By Gia Chinh   November 30, 2019 | 10:58 pm PT
Hanoi air quality persists at unhealthy levels
Dense smog over Hanoi in the morning of November 30, 2019. Photo by VnExpress/Gia Chinh.
The air quality in Hanoi was at unhealthy levels the past week, according to the city Environmental Protection Agency.

On Saturday morning the air quality index (AQI) reached 172 at the monitoring station on Pham Van Dong Street, 173 at the French embassy and 177 at the station on Hang Dau Street.

Monitoring app AirVisual showed 216 in the downtown West Lake area and 196 in the Sai Dong area in Long Bien District.

AQI values from 150 to 200 are considered unhealthy.

According to the Vietnam Environment Administration, the high figures last week were mostly due to PM2.5 fine dust.

"Of all urban areas, the 24-hour average value of PM2.5 was highest in Hanoi, exceeding the permitted limit on six days during the period," the agency's report stated.
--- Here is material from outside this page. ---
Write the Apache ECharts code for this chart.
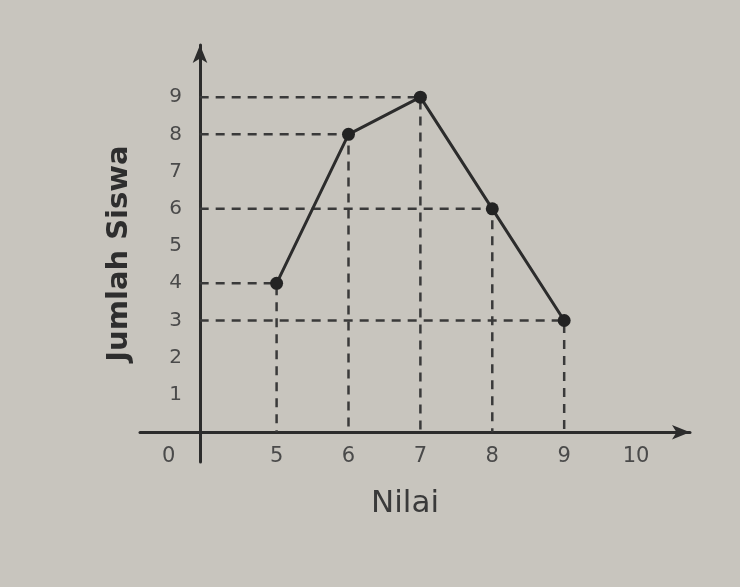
<!DOCTYPE html>
<html>
<head>
<meta charset="utf-8">
<script src="https://cdn.jsdelivr.net/npm/echarts@6/dist/echarts.min.js"></script>
<style>
html,body{margin:0;padding:0;background:#c8c5be;}
#chart{width:740px;height:587px;}
</style>
</head>
<body>
<div id="chart"></div>
<script>
// Data
const nilai = [5, 6, 7, 8, 9];
const jumlahSiswa = [4, 8, 9, 6, 3];
const xTickValues = [5, 6, 7, 8, 9, 10];
const yTickValues = [1, 2, 3, 4, 5, 6, 7, 8, 9];
const originLabel = '0';
const xAxisName = 'Nilai';
const yAxisName = 'Jumlah Siswa';

// Layout helpers (axis geometry, not data)
const xMin = 3.1, xMax = 10.75;
const yMin = -0.8, yMax = 10.4;
const yAxisAt = 3.93;      // x value where the vertical axis crosses
const originLabelAt = 3.5; // where the "0" origin label sits

const ink = '#2c2c2c';
const dashInk = '#3a3a3a';
const labelInk = '#4a4a4a';

const points = nilai.map((x, i) => [x, jumlahSiswa[i]]);

const guideSeries = points.map(([x, y]) => ({
  type: 'line',
  data: [[yAxisAt, y], [x, y], [x, 0]],
  symbol: 'none',
  silent: true,
  z: 1,
  lineStyle: { color: dashInk, width: 2.5, type: [9, 7] },
  animation: false
}));

const chart = echarts.init(document.getElementById('chart'));
chart.setOption({
  backgroundColor: '#c8c5be',
  animation: false,
  grid: { left: 140, right: 50, top: 45, bottom: 125, containLabel: false, outerBoundsMode: 'none' },
  xAxis: {
    type: 'value',
    min: xMin, max: xMax,
    name: xAxisName,
    nameLocation: 'middle',
    nameGap: 26,
    nameTextStyle: { fontFamily: 'DejaVu Sans', fontSize: 31, color: '#3a3a3a', padding: [0, 20, 0, 0] },
    axisLine: {
      onZero: true,
      symbol: ['none', 'arrow'],
      symbolSize: [11, 18],
      lineStyle: { color: ink, width: 3 }
    },
    axisTick: { show: false },
    splitLine: { show: false },
    axisLabel: {
      customValues: [originLabelAt].concat(xTickValues),
      formatter: v => (Math.abs(v - originLabelAt) < 1e-6 ? originLabel : String(v)),
      fontFamily: 'DejaVu Sans',
      fontSize: 21,
      color: labelInk,
      margin: -16
    }
  },
  yAxis: {
    type: 'value',
    min: yMin, max: yMax,
    offset: -60,
    name: yAxisName,
    nameLocation: 'middle',
    nameGap: 66,
    nameRotate: 90,
    nameTextStyle: { fontFamily: 'DejaVu Sans', fontSize: 29, fontWeight: 'bold', color: '#2e2e2e' },
    axisLine: {
      show: true,
      onZero: false,
      symbol: ['none', 'arrow'],
      symbolSize: [11, 18],
      lineStyle: { color: ink, width: 3 }
    },
    axisTick: { show: false },
    splitLine: { show: false },
    axisLabel: {
      customValues: yTickValues,
      fontFamily: 'DejaVu Sans',
      fontSize: 20,
      color: labelInk,
      margin: 18
    }
  },
  series: guideSeries.concat([{
    type: 'line',
    data: points,
    z: 3,
    symbol: 'circle',
    symbolSize: 13,
    itemStyle: { color: '#232323' },
    lineStyle: { color: ink, width: 3 },
    animation: false
  }])
});
</script>
</body>
</html>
The central cities of Da Nang and Hue both had PM2.5 values below the national average.

The northern province of Phu Tho also had unhealthy air quality on four out of the seven days, while in Ho Chi Minh City it was unhealthy only on one day.

The report also showed that air pollution is worst from late night to morning.

"On days when the air quality is at unhealthy or very unhealthy levels, people should limit outdoor activities, always wear anti-dust face masks and not open doors," the environment administration said.

According to Assoc Prof Nghiem Trung Dung, former head of the Hanoi University of Science and Technology’s school of environmental science and technology, the main cause behind the current air pollution in Hanoi is the weather.

"Pollution sources such as traffic and construction sites can basically be considered unchanged in the short term. However, in recent days the meteorological conditions have not been conducive to diffusion."

Besides, the northeast monsoon possibly brings dust from other areas, contributing to increased pollution in the city, and secondary dust forming from other pollution sources could increase PM2.5 values, he said.

"However, a full, accurate and quantitative evaluation needs enough reliably measured data."

But Hoang Duong Tung, president of the Vietnam Clean Air Partnership, stressed that weather and temperature inversion only helps increase or decrease pollution and is not the cause.

"What we need to do is to determine if the source is traffic, production activities or neighboring provinces."

He emphasized the need to quickly carry out studies to obtain specific data.

Air pollution is not new in Hanoi, but it remains as pressing an issue as ever. Heightened levels of pollutants and smog have been experienced in recent months, including a five-year high in September.

City authorities have blamed the low air quality on large-scale construction, large number of private vehicles, intensive industrial activity like steel and cement production, and coal-fired power plants.